Old Barracks Exhibit Explores Its Role in Anti-Suffrage Movement

Museums across the country have been mounting women’s suffrage exhibits in anticipation of the 100th anniversary of the ratification of the 19th Amendment. Most of these exhibits have focused on the women on the frontlines of the suffrage movement, those who took to the streets, organized pickets, and coordinated mailing campaigns in support of the cause. However, another group of both men and women were equally mobilized by the suffrage issue: the anti-suffragists. The Old Barracks Museum has created an online exhibit focused on anti-suffrage and the Barracks role in that movement.

When Women Vote: The Old Barracks and the Anti-Suffrage Movement” tells the story of how the anti-suffrage movement developed in New Jersey in the early twentieth century. A particularly interesting part of the exhibit documents the Old Barracks connections to the anti-suffrage movement. On April 15, 1912 the New Jersey Association Opposed to Woman Suffrage formed at the Old Barracks. Women in the Trenton elite who helped preserve the Barracks also participated in the fight against women’s suffrage. This direct connection between the museum and the anti-suffrage movement makes the story all the more relevant for the viewer.
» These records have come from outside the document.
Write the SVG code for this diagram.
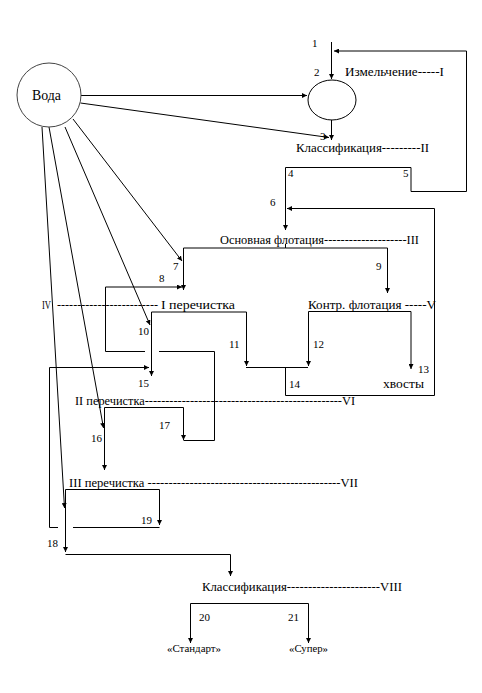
<svg xmlns="http://www.w3.org/2000/svg" width="482" height="693" viewBox="0 0 482 693" font-family="'Liberation Serif', 'Times New Roman', 'DejaVu Serif', serif">
<defs>
<marker id="a" markerWidth="6" markerHeight="5" refX="5" refY="2.5" orient="auto" markerUnits="userSpaceOnUse"><path d="M0,0 L5,2.5 L0,5 z" fill="#000"/></marker>
</defs>
<style>
text{font-family:'Liberation Serif','Times New Roman','DejaVu Serif',serif;fill:#000}
.t{font-size:12.5px}
.n{font-size:11px}
.s{font-size:11px}
.c{fill:none;stroke:#000;stroke-width:1}
.ar{marker-end:url(#a)}
</style>
<rect width="482" height="693" fill="#fff"/>
<g id="connectors" class="c">
<path class="ar" d="M81,95.5 H307"/>
<path class="ar" d="M80.5,103 L329,137.5"/>
<path class="ar" d="M331.5,42 V79"/>
<path class="ar" d="M331.5,120 V140"/>
<path class="ar" d="M411,167.5 H285.5 V230"/>
<path class="ar" d="M411,167.5 V191.5 H466.5 V51 H334"/>
<path class="ar" d="M285.5,367 V395.5 H434.5 V208.5 H287"/>
<path d="M285.5,244 V248"/>
<path class="ar" d="M285.5,248 H183.5 V290"/>
<path class="ar" d="M285.5,248 H387.5 V293"/>
<path class="ar" d="M73,119 L182,261"/>
<path d="M183.5,440.5 H214.5 V351.5 H159"/>
<path class="ar" d="M145,351.5 H105.5 V287 H182"/>
<path class="ar" d="M151.5,312 H246.5 V366"/>
<path class="ar" d="M151.5,312 V376"/>
<path class="ar" d="M65,127 L150,325"/>
<path d="M246,367.5 H308"/>
<path class="ar" d="M411,311.5 H308.5 V366"/>
<path class="ar" d="M411,311.5 V369"/>
<path class="ar" d="M58,527.5 H49.5 V367.5 H149"/>
<path class="ar" d="M104.5,407.5 H183.5 V440"/>
<path class="ar" d="M104.5,407.5 V470"/>
<path class="ar" d="M49,127 L103.5,428"/>
<path class="ar" d="M65.5,489.5 H159.5 V525"/>
<path class="ar" d="M65.5,489.5 V552"/>
<path d="M73,527.5 H159.5"/>
<path class="ar" d="M42,127 L64.5,508"/>
<path class="ar" d="M65.5,554.5 H230.5 V576"/>
<path class="ar" d="M190.5,603.5 H308.5 V643"/>
<path class="ar" d="M190.5,603.5 V643"/>
</g>
<g id="voda"><circle cx="49" cy="95" r="32" fill="none" stroke="#444"/><text x="32" y="100" font-size="14" textLength="29" lengthAdjust="spacingAndGlyphs">Вода</text></g>
<g id="grinding"><ellipse cx="332" cy="100" rx="24" ry="20" fill="none" stroke="#000"/><text class="t" x="345" y="76" textLength="99" lengthAdjust="spacingAndGlyphs">Измельчение-----I</text></g>
<g id="classif1"><text class="t" x="296" y="152" textLength="133" lengthAdjust="spacingAndGlyphs">Классификация---------II</text></g>
<g id="mainflot"><text class="t" x="220" y="244" textLength="199" lengthAdjust="spacingAndGlyphs">Основная флотация--------------------III</text></g>
<g id="clean1"><text class="t" x="42" y="309" textLength="9" lengthAdjust="spacingAndGlyphs">IV</text><text class="t" x="57" y="309" textLength="101" lengthAdjust="spacingAndGlyphs">-------------------------</text><text class="t" x="161" y="309" textLength="74" lengthAdjust="spacingAndGlyphs">I перечистка</text></g>
<g id="controlflot"><text class="t" x="308" y="309" textLength="128" lengthAdjust="spacingAndGlyphs">Контр. флотация -----V</text></g>
<g id="tails"><text class="t" x="383" y="388" textLength="41" lengthAdjust="spacingAndGlyphs">хвосты</text></g>
<g id="clean2"><text class="t" x="75" y="405" textLength="280" lengthAdjust="spacingAndGlyphs">II перечистка------------------------------------------------VI</text></g>
<g id="clean3"><text class="t" x="69" y="487" textLength="289" lengthAdjust="spacingAndGlyphs">III перечистка ----------------------------------------------VII</text></g>
<g id="classif2"><text class="t" x="202" y="591" textLength="200" lengthAdjust="spacingAndGlyphs">Классификация----------------------VIII</text></g>
<g id="standard"><text class="s" x="167" y="652" textLength="54" lengthAdjust="spacingAndGlyphs">«Стандарт»</text></g>
<g id="super"><text class="s" x="289" y="652" textLength="39" lengthAdjust="spacingAndGlyphs">«Супер»</text></g>
<g id="labels" class="n">
<text x="312" y="47">1</text>
<text x="314" y="76">2</text>
<text x="320" y="140">3</text>
<text x="288" y="177">4</text>
<text x="403" y="177">5</text>
<text x="270" y="206">6</text>
<text x="173" y="270">7</text>
<text x="159" y="282">8</text>
<text x="376" y="270">9</text>
<text x="138" y="335">10</text>
<text x="229" y="348">11</text>
<text x="313" y="348">12</text>
<text x="418" y="373">13</text>
<text x="289" y="388">14</text>
<text x="138" y="387">15</text>
<text x="91" y="442">16</text>
<text x="159" y="429">17</text>
<text x="47" y="547">18</text>
<text x="141" y="524">19</text>
<text x="199" y="621">20</text>
<text x="288" y="621">21</text>
</g>
</svg>
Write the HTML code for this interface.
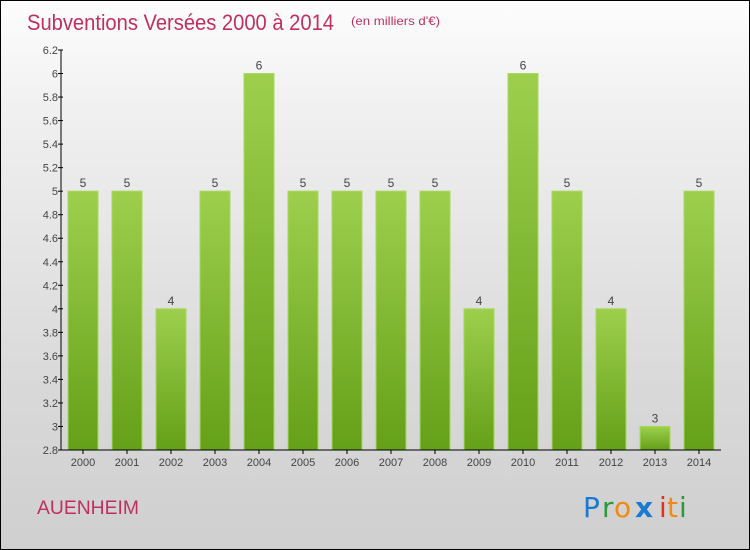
<!DOCTYPE html>
<html><head><meta charset="utf-8"><style>
body{margin:0;}
#wrap{position:relative;width:748px;height:548px;border:1px solid #000;background:linear-gradient(#fdfdfd,#f0f0f0 20%,#d9d9d9 70%,#cfcfcf);font-family:"Liberation Sans",sans-serif;overflow:hidden}
</style></head><body>
<div id="wrap">
<svg id="chart" width="748" height="548">
<defs><linearGradient id="g" x1="0" y1="0" x2="0" y2="1"><stop offset="0" stop-color="#9dcf4d"/><stop offset="1" stop-color="#64a018"/></linearGradient></defs>
<text x="26" y="29" font-size="22" fill="#c0305f" textLength="307" lengthAdjust="spacingAndGlyphs">Subventions Versées 2000 à 2014</text>
<text x="350" y="24" font-size="12" fill="#c0305f" textLength="89" lengthAdjust="spacingAndGlyphs">(en milliers d'€)</text>
<text x="36" y="513" font-size="19" fill="#c0305f" textLength="102" lengthAdjust="spacingAndGlyphs">AUENHEIM</text>
<g font-size="28" font-family="'DejaVu Sans',sans-serif">
<text x="582" y="516" fill="#1a7ad0">P</text><text x="601" y="516" fill="#2a9a3a">r</text><text x="613" y="516" fill="#f08a10">o</text><text x="634" y="516" fill="#1a7ad0" font-weight="bold">x</text><text x="658" y="516" fill="#e03020">i</text><text x="666" y="516" fill="#f08a10">t</text><text x="678" y="516" fill="#2a9a3a">i</text></g>
<g id="plot"></g>
</svg>
</div>
<script>
const categories=["2000","2001","2002","2003","2004","2005","2006","2007","2008","2009","2010","2011","2012","2013","2014"];
const values=[5,5,4,5,6,5,5,5,5,4,6,5,4,3,5];
const labels=["5","5","4","5","6","5","5","5","5","4","6","5","4","3","5"];
const yTicks=[2.8,3,3.2,3.4,3.6,3.8,4,4.2,4.4,4.6,4.8,5,5.2,5.4,5.6,5.8,6,6.2];
const yTickLabels=["2.8","3","3.2","3.4","3.6","3.8","4","4.2","4.4","4.6","4.8","5","5.2","5.4","5.6","5.8","6","6.2"];
const NS="http://www.w3.org/2000/svg";
const g=document.getElementById('plot');
const x0=60,x1=720,yTop=49,yBot=449,ymin=2.8,ymax=6.2;
const band=(x1-x0)/categories.length;
const y=v=>yBot-(v-ymin)/(ymax-ymin)*(yBot-yTop);
const xc=i=>x0+band*(i+0.5);
function mk(t,a){const e=document.createElementNS(NS,t);for(const k in a)e.setAttribute(k,a[k]);g.appendChild(e);return e;}
values.forEach((v,i)=>{
 const r=mk('rect',{x:xc(i)-15,y:y(v),width:30,height:yBot-y(v),fill:'url(#g)',stroke:'#a8d85c','stroke-width':1});
 
 
 const t=mk('text',{x:xc(i),y:y(v)-4,'text-anchor':'middle','font-size':12,fill:'#444'});
 t.textContent=labels[i];
 
 
 const xl=mk('text',{x:xc(i),y:yBot+16,'text-anchor':'middle','font-size':11,fill:'#444'});
 xl.textContent=categories[i];
 
 
 mk('line',{x1:xc(i),x2:xc(i),y1:yBot,y2:yBot+4,stroke:'#000'});
});
yTicks.forEach((v,i)=>{
 mk('line',{x1:x0-3,x2:x0+2,y1:y(v),y2:y(v),stroke:'#000'});
 const t=mk('text',{x:x0-3,y:y(v)+4,'text-anchor':'end','font-size':11,fill:'#444'});
 t.textContent=yTickLabels[i];
 
 
});
const ya=mk('line',{x1:x0,x2:x0,y1:yTop,y2:yBot,stroke:'#000'});


const xa=mk('line',{x1:x0,x2:x1,y1:yBot,y2:yBot,stroke:'#000'});


</script>
</body></html>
The anti-suffrage movement had to grapple with an inherent tension between “anti” women’s activity and their rhetoric against the vote. Antis argued that voting would take women out of the home and into the public sphere. Yet, the work anti women did to fight suffrage also pushed the limits of the separate spheres ideology. The Old Barracks’ exhibit does an effective job of describing the separate spheres ideology and exploring how anti-suffrage women dealt with this inherent contradiction in their movement.
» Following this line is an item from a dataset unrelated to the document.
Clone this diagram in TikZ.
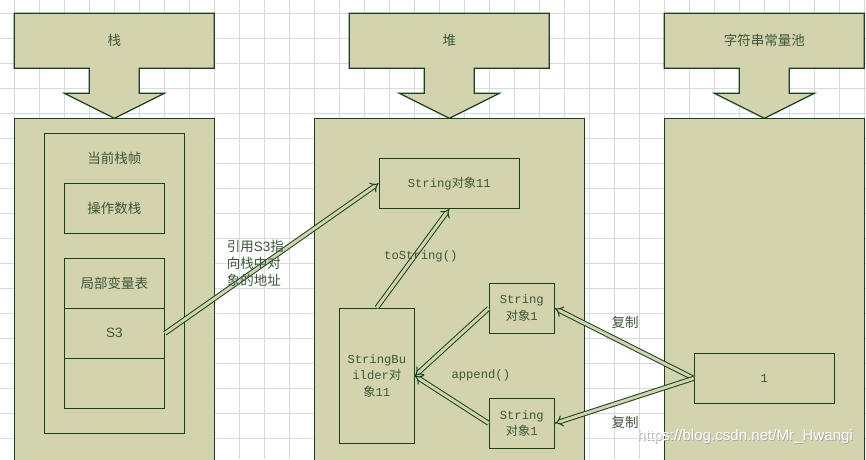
\documentclass[tikz,border=0pt]{standalone}
\usepackage{fontspec}
\setmainfont{Noto Sans CJK SC}
\newfontfamily\monof{Liberation Mono}
\newfontfamily\wsans{Liberation Sans}
\usetikzlibrary{arrows.meta}
\definecolor{fillc}{RGB}{211,211,173}
\definecolor{linec}{RGB}{22,66,32}
\definecolor{textc}{RGB}{58,88,58}
\definecolor{gridc}{RGB}{218,218,218}
\begin{document}
\begin{tikzpicture}[x=1pt,y=-1pt,
 box/.style={draw=linec, fill=fillc, line width=1.2pt, inner sep=0pt},
 lbl/.style={text=textc, font=\fontsize{13.5}{17}\selectfont, inner sep=0pt},
 mlbl/.style={text=textc, font=\fontsize{12.2}{16.5}\selectfont, inner sep=0pt, align=center},
 dbl/.style={draw=linec, line width=1pt, double=fillc, double distance=3pt, -{Implies}},
 hdr/.style={draw=linec, fill=fillc, line width=1.2pt, line join=miter},
]
\useasboundingbox (0,0) rectangle (866,459);
\clip (0,0) rectangle (866,459);
\fill[white] (0,0) rectangle (866,459);
\foreach \i in {0,...,34} \draw[gridc, line width=0.8pt] (14.3+25*\i,0) -- ++(0,459);
\foreach \i in {0,...,18} \draw[gridc, line width=0.8pt] (0,13.3+25*\i) -- ++(866,0);

% main columns
\draw[box] (14.3,118.3) rectangle (214.3,470);
\draw[box] (314.3,118.3) rectangle (584.3,470);
\draw[box] (664.3,118.3) rectangle (864.3,470);

% headers
\foreach \cx/\nm/\txt in {114.3/hstack/栈, 449.3/hheap/堆, 764.3/hpool/字符串常量池}{
  \draw[hdr] (\cx-100,13.3) -- (\cx+100,13.3) -- (\cx+100,68.3) -- (\cx+25,68.3) -- (\cx+25,93.3) -- (\cx+50,93.3) -- (\cx,118.3) -- (\cx-50,93.3) -- (\cx-25,93.3) -- (\cx-25,68.3) -- (\cx-100,68.3) -- cycle;
  \node[lbl] (\nm) at (\cx,40.8) {\txt};
}

% stack
\node[box, minimum width=140, minimum height=300] (frame) at (114.3,283.3) {};
\node[lbl] (framelbl) at (114.3,158) {当前栈帧};
\node[box, lbl, minimum width=100, minimum height=50] (ops) at (114.3,208.3) {操作数栈};
\node[box, lbl, minimum width=100, minimum height=50] (loc) at (114.3,283.3) {局部变量表};
\node[box, lbl, minimum width=100, minimum height=50] (s3) at (114.3,333.3) {\wsans S3};
\node[box, minimum width=100, minimum height=50] (emp) at (114.3,383.3) {};

% heap
\node[box, mlbl, minimum width=140, minimum height=50] (str11) at (449.3,183.3) {{\monof String}对象{\monof 11}};
\node[box, mlbl, minimum width=75, minimum height=135] (sb) at (376.8,375.8) {{\monof StringBu}\\{\monof ilder}对\\象{\monof 11}};
\node[box, mlbl, minimum width=65, minimum height=50] (s1a) at (521.8,308.3) {{\monof String}\\对象{\monof 1}};
\node[box, mlbl, minimum width=65, minimum height=50] (s1b) at (521.8,423.3) {{\monof String}\\对象{\monof 1}};

% pool
\node[box, mlbl, minimum width=140, minimum height=50] (one) at (764.3,378.3) {\monof 1};

% connectors
\draw[dbl] (s3.east) -- (str11.west);
\draw[dbl] (sb.north) -- (str11.south);
\draw[dbl] (s1a.west) -- (sb.east);
\draw[dbl] (s1b.west) -- (sb.east);
\draw[dbl] (one.west) -- (s1a.east);
\draw[dbl] (one.west) -- (s1b.east);

% labels
\node[lbl, align=left, anchor=west] (ref) at (226.7,263) {引用{\wsans S3}指\\向栈中对\\象的地址};
\node[mlbl] (tostr) at (420.8,256) {\monof toString()};
\node[mlbl] (app) at (480.8,375.7) {\monof append()};
\node[lbl] (cp1) at (625,322.3) {复制};
\node[lbl] (cp2) at (625,422.7) {复制};

% watermark
\node[text=gray!70, font=\wsans\fontsize{15.1}{15.1}\selectfont, anchor=west, inner sep=0pt] (wms) at (637.8,438) {https://blog.csdn.net/Mr\_Hwangi};
\node[text=white, font=\wsans\fontsize{15.1}{15.1}\selectfont, anchor=west, inner sep=0pt] (wm) at (637,437) {https://blog.csdn.net/Mr\_Hwangi};
\end{tikzpicture}
\end{document}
The online exhibit is accompanied by images of anti-suffrage cartoons, photographs of New Jersey’s anti-suffragists, and newspaper clippings related to the movement. The anti-suffrage cartoons show clearly the antis’ fear of women’s participation in the public sphere. Many focus on inverted gender roles; one cartoon captioned “Suffragette Madonna” depicts a feminized man feeding a baby. Anti-suffrage cartoons provide a portal into early twentieth-century ideas about gender.

“When Women Vote” provides a good overview of the anti-suffrage movement, an under-explored part the women’s suffrage story. The connections between the anti-suffrage movement and the Old Barracks itself makes this a particularly important exhibit not only for anyone interested in suffrage, but also for those interested in the institution’s history.